Инструкция на сеймике была только предуведомление к славословию короля на сейме. Там Оссолинский целых четыре часа (удалив, однакож, лиц, не принадлежащих к членам сейма) держал перед панами речь о Зборовском походе, начав с коронации и в заключение прочитав редактированное известным способом письмо короля к хану, в котором де король силу своего оружия увенчал славою дипломата. Наступивший вечер не дал Оссолинскому докончить хвалебную реляцию. В следующем заседании (пишет в своем дневнике Радивил) «канцлер продолжал свою реляцию, сравнивая Зборовский триумф с Хотинскою победою, одержанною при Сигизмунде III, и превознося его даже выше, ибо под Зборовым неприятельская сила была больше, а наше войско малочисленнее, да еще и без гетманов. Одни смеялись на это, другие называли (реляцию Оссолинского) ласкательством.
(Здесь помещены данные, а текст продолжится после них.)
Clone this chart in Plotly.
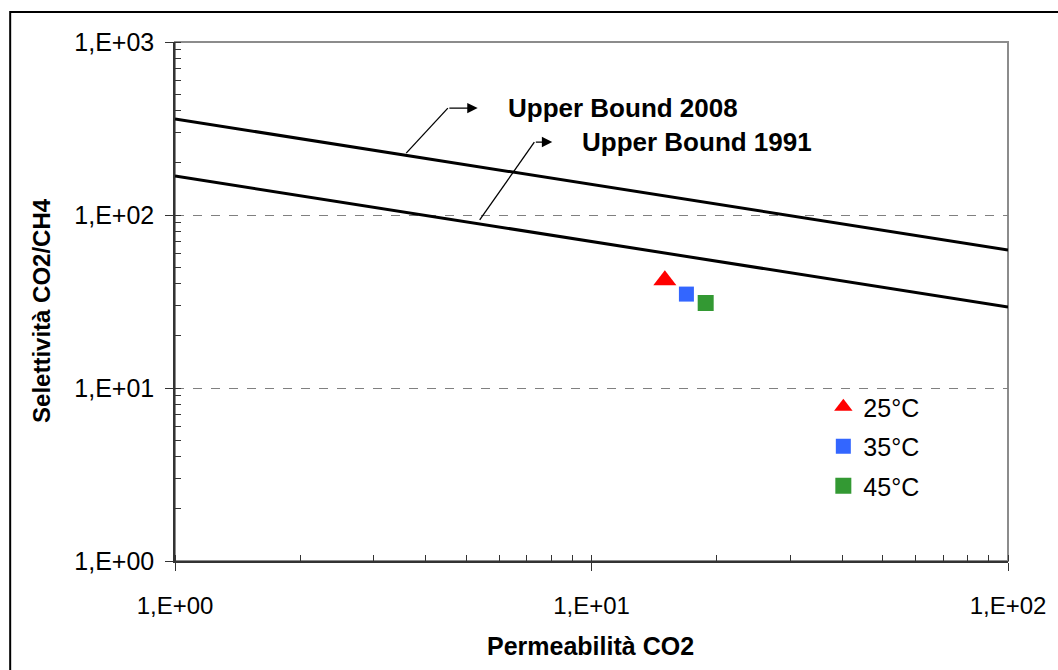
import plotly.graph_objects as go
import numpy as np

# Upper bound lines (read at endpoints)
ub_x = [1, 100]
ub2008_y = [359, 62.8]
ub1991_y = [168, 29.4]

# Experimental points
temps = ["25°C", "35°C", "45°C"]
perm = [15.0, 16.9, 18.8]
sel = [42.0, 34.9, 31.0]
colors = ["#FF0000", "#3366FF", "#339933"]
symbols = ["triangle-up", "square", "square"]
msizes = [20, 15, 16]

tick_vals = [1, 10, 100, 1000]
x_tick_text = ["1,E+00", "1,E+01", "1,E+02"]
y_tick_text = ["1,E+00", "1,E+01", "1,E+02", "1,E+03"]

# Arrow callouts (start on line, elbow, tip)
call_2008 = dict(x=[3.59, 4.52], y=[228, 415], tip=5.33, text="Upper Bound 2008")
call_1991 = dict(x=[5.39, 7.29], y=[93.6, 264], tip=8.05, text="Upper Bound 1991")

FONT = "Liberation Sans, Arial, sans-serif"

fig = go.Figure()
fig.add_trace(go.Scatter(x=ub_x, y=ub2008_y, mode="lines",
                         line=dict(color="black", width=3), showlegend=False))
fig.add_trace(go.Scatter(x=ub_x, y=ub1991_y, mode="lines",
                         line=dict(color="black", width=3), showlegend=False))

for c in (call_2008, call_1991):
    fig.add_trace(go.Scatter(x=c["x"], y=c["y"], mode="lines",
                             line=dict(color="black", width=1.3), showlegend=False))

for i, t in enumerate(temps):
    fig.add_trace(go.Scatter(x=[perm[i]], y=[sel[i]], mode="markers", name=t,
                             legendgroup=t,
                             marker=dict(color=colors[i], symbol=symbols[i], size=msizes[i],
                                         line=dict(width=0))))

annotations = []
for c in (call_2008, call_1991):
    annotations.append(dict(x=np.log10(c["tip"]), y=np.log10(c["y"][1]),
                            ax=np.log10(c["x"][1]), ay=np.log10(c["y"][1]),
                            axref="x", ayref="y", xref="x", yref="y",
                            showarrow=True, arrowhead=2, arrowsize=1.6, arrowwidth=1.3,
                            arrowcolor="black", text=""))
    annotations.append(dict(x=np.log10(c["tip"]), y=np.log10(c["y"][1]),
                            xref="x", yref="y", xanchor="left", yanchor="middle",
                            xshift=28, showarrow=False, text="<b>%s</b>" % c["text"],
                            font=dict(family=FONT, size=26, color="black")))

L, R, T, B = 175, 44, 42, 109
PW, PH = 1058 - L - R, 670 - T - B

def px(x):
    return (x - L) / PW

def py(y):
    return (670 - B - y) / PH

# axis titles as annotations for exact placement
annotations.append(dict(x=px(593), y=py(646), xref="paper", yref="paper", showarrow=False,
                        xanchor="center", yanchor="middle",
                        text="<b>Permeabilità CO2</b>", font=dict(family=FONT, size=25)))
annotations.append(dict(x=px(40), y=py(310), xref="paper", yref="paper", showarrow=False,
                        xanchor="center", yanchor="middle", textangle=-90,
                        text="<b>Selettività CO2/CH4</b>", font=dict(family=FONT, size=24)))

fig.update_layout(
    width=1058, height=670,
    margin=dict(l=L, r=R, t=T, b=B),
    paper_bgcolor="white", plot_bgcolor="white",
    font=dict(family=FONT, size=25, color="black"),
    annotations=annotations,
    legend=dict(x=px(828), y=py(384), xanchor="left", yanchor="top",
                bgcolor="rgba(0,0,0,0)", font=dict(size=25, family=FONT),
                tracegroupgap=4, itemwidth=30),
    shapes=[
        dict(type="rect", xref="paper", yref="paper", x0=0, x1=1, y0=0, y1=1,
             line=dict(color="#8c8c8c", width=2), layer="below"),
        dict(type="rect", xref="paper", yref="paper", x0=px(9), x1=1.3, y0=-0.4,
             y1=py(12), line=dict(color="black", width=2), layer="below"),
    ],
)

fig.update_xaxes(type="log", range=[0, 2], tickvals=tick_vals[:3], ticktext=x_tick_text,
                 showgrid=False, showline=True, linecolor="#333333", linewidth=1.5,
                 ticks="outside", ticklen=8, tickcolor="#333333",
                 minor=dict(ticks="inside", ticklen=6, tickcolor="#333333", dtick="D1", showgrid=False),
                 tickfont=dict(size=24), zeroline=False, ticklabelstandoff=14)
fig.update_yaxes(type="log", range=[0, 3], tickvals=tick_vals, ticktext=y_tick_text,
                 showgrid=True, gridcolor="#808080", griddash="dash", gridwidth=1,
                 showline=True, linecolor="#333333", linewidth=1.5,
                 ticks="outside", ticklen=8, tickcolor="#333333",
                 minor=dict(ticks="inside", ticklen=6, tickcolor="#333333", dtick="D1", showgrid=False),
                 tickfont=dict(size=25), zeroline=False, ticklabelstandoff=6)

fig.write_html("out.html")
Но (примас) архиепископ, вставши со всем сенатом, благодарил короля за спасение Речи Посполитой с опасностью собственной жизни».
Умолчание о Посольской Избе показывает, что не сенаторы, а некоторые из её членов смеялись и называли канцлера льстецом. Зато Радивил записал слух, что многие из королевских сподвижников, во время битвы, спрятались в конопле, где найдено и несколько брошенных ими знамен.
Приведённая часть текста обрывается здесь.